The origins of athletics can be found in Ancient Greece, where athletics was the main focus of Olympic Games. It was the place where the ideal of union of body and mind known as kalokagathia came from. And it’s probably where the connection of art and sport dates back to. The fact that contemporary artists portray athletics is no surprise – if for nothing else, thanks to Mother Antiquity these disciplines have quite an extensive cultural heritage. Remember the Discobolus of Myron for instance... who referred to it in the past few years?
Lenka Klodová
Lenka Klodová’s Winners are a bit older (first exhibited in 2005), but their message remains up to date. Her piece portrays female athletes at the peak of athletic performance. However, their bodies are digitally altered and they create an impression that the athletes are in the late stages of pregnancy. “It’s essentially an allegory to the similarities between motherhood and top athletic performance, gold medals, achieving a personal milestone. It’s supposed to remind us, that even though the birth of a child might seem as the simplest of things, for the mother, the parents it’s a race won, one for which they’ve been preparing physically and emotionally for a long time,”said Klodová then. Winners haven’t lost any of their insistence even years later, mostly thanks to the contrast between personal and career achievements. What is more? Medal or birth of a child? Guess it’s different for every winner...
Alena Anderlová
Another Czech artist who used to portray athletes is Alena Anderlová. Her paintings of athletes were originally a part of a bigger whole. Unlike Klodová, who’s used the athletes mostly conceptually as the means of her message, Anderlová focuses more on the visual side of sport. “I’m interested in capturing the phases of movement and the athletes’ expressions, the phases of their jumps as they hover in the air. The athletes fly in the sky like birds, but they never fall to the ground in my paintings. They can hover forever in some sort of timelessness. It distantly refers to the topic of levitation, which I’ve been and still am focused on. Among my inspirations are also the prints by Francisco Goya, which portray mysterious winged figures flying in the sky,” stated Anderlová. The theme of sports later “emancipated” in Anderlová’s work. Whether it was the exhibition V Hlavě or the exhibition sponsored by the platform Sport in Art, which was called ROW ROW ROW and carried the imprint of the cult rowing race Primátorky.
Nicholas Stedman
“My paintings are based on direct experience working with performers. I create figurative paintings of moving figures: divers, dancers, gymnasts or aerial artists in minimalist semi-abstract settings,” comments Nicholas Stedman his work and adds: “Movement in dance, gymnastics and other types of physical activity provide ways for people to express their inner unconscious self. The movement depicted in my figure compositions expresses temporality and the essence of life, which is energy.”
Such is his Olympic Orbitals – a slightly romanticized take on sports.
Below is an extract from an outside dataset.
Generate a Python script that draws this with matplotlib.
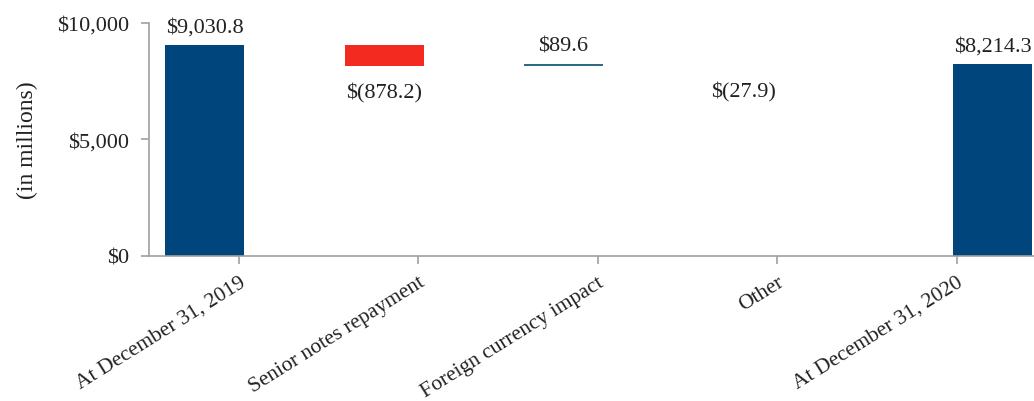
import matplotlib
matplotlib.use("Agg")
import matplotlib.pyplot as plt
import numpy as np

plt.rcParams['font.family'] = ['Liberation Serif', 'DejaVu Serif']

categories = ["At December 31, 2019", "Senior notes repayment",
              "Foreign currency impact", "Other", "At December 31, 2020"]
start_total = 9030.8
changes = [-878.2, 89.6, -27.9]
end_total = 8214.3
value_labels = ["$9,030.8", "$(878.2)", "$89.6", "$(27.9)", "$8,214.3"]
yticks = [0, 5000, 10000]
ytick_labels = ["$0", "$5,000", "$10,000"]

total_color = "#00457C"
down_color = "#F22A1F"
up_color = "#2E6B85"
text_color = "#222222"

fig = plt.figure(figsize=(10.34, 4.02), dpi=100)
ax = fig.add_axes([0.144, 0.361, 0.868, 0.580])

# bar offsets relative to the tick (the source chart is shifted)
offsets = [-0.19, -0.19, -0.19, -0.19, 0.20]
width = 0.44
x = np.arange(len(categories)) + np.array(offsets)

# totals
ax.bar(x[0], start_total, width=width, color=total_color, linewidth=0)
ax.bar(x[4], end_total, width=width, color=total_color, linewidth=0)
ax.annotate(value_labels[0], (x[0], start_total), xytext=(0, 6),
            textcoords="offset points", ha="center", va="bottom",
            fontsize=16, color=text_color)
ax.annotate(value_labels[4], (x[4], end_total), xytext=(0, 6),
            textcoords="offset points", ha="center", va="bottom",
            fontsize=16, color=text_color)

# changes (the tiny "Other" step is not visible in the source)
level = start_total
for i, d in enumerate(changes):
    xi = x[i + 1]
    bottom = level + min(d, 0)
    if d < 0:
        col = down_color if abs(d) > 100 else "none"
    else:
        col = up_color
    ax.bar(xi, abs(d), bottom=bottom, width=width, color=col, linewidth=0)
    if d < 0:
        ax.annotate(value_labels[i + 1], (xi, bottom), xytext=(0, -12),
                    textcoords="offset points", ha="center", va="top",
                    fontsize=16, color=text_color)
    else:
        ax.annotate(value_labels[i + 1], (xi, level + d), xytext=(0, 6),
                    textcoords="offset points", ha="center", va="bottom",
                    fontsize=16, color=text_color)
    level += d

ax.set_xlim(-0.5, 4.5)
ax.set_ylim(0, 10000)
ax.set_yticks(yticks)
ax.set_yticklabels(ytick_labels, fontsize=16, color=text_color)
ax.set_xticks(np.arange(len(categories)))
ax.set_xticklabels(categories, fontsize=15.5, color=text_color,
                   rotation=32, ha="right", rotation_mode="anchor")
ax.set_ylabel("(in millions)", fontsize=17, color=text_color, labelpad=14)

for s in ["top", "right"]:
    ax.spines[s].set_visible(False)
for s in ["left", "bottom"]:
    ax.spines[s].set_color("#A0A0A0")
    ax.spines[s].set_linewidth(1.2)
ax.tick_params(axis="both", colors="#A0A0A0", length=6, width=1.2)
ax.tick_params(axis="both", labelcolor=text_color)
ax.tick_params(axis="y", pad=8)
ax.tick_params(axis="x", pad=6)

fig.savefig("out.png", dpi=100)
Seeing Stendman’s paintings might evoke the representation of sport in Ancient Greece – we can see all the figures during their peak performance, with their muscles flexed and no signs of fatigue. As he himself says: the primary motif of his paintings is energy.
Alexander Paulus
And back to social criticism! “I often think about how humans fit into this world and how small we actually are compared to the rest of the universe/multiverse. I am very interested in the purpose of human existence. It seems like we do a lot of weird sh*t for no reason,” explains Alexander Paulus his motivation for playing rather cruel jokes on humans. His painting are bleakand he puts us as humanity in a somewhat unflattering position. Not a single sign of the previous antique ideal, no, in Paulus’ work sport stands for just another part of the silly human pursuit, which might as well end rather tragicomicly ... for example like in his painting He took first in the javelin catch.
Compared to collective sports, athletics represents an even more fitting metaphor for human life, especially through the principle of individuality, which might fly like a bird or plod like a worm. It depends solely on the artist which one to pick.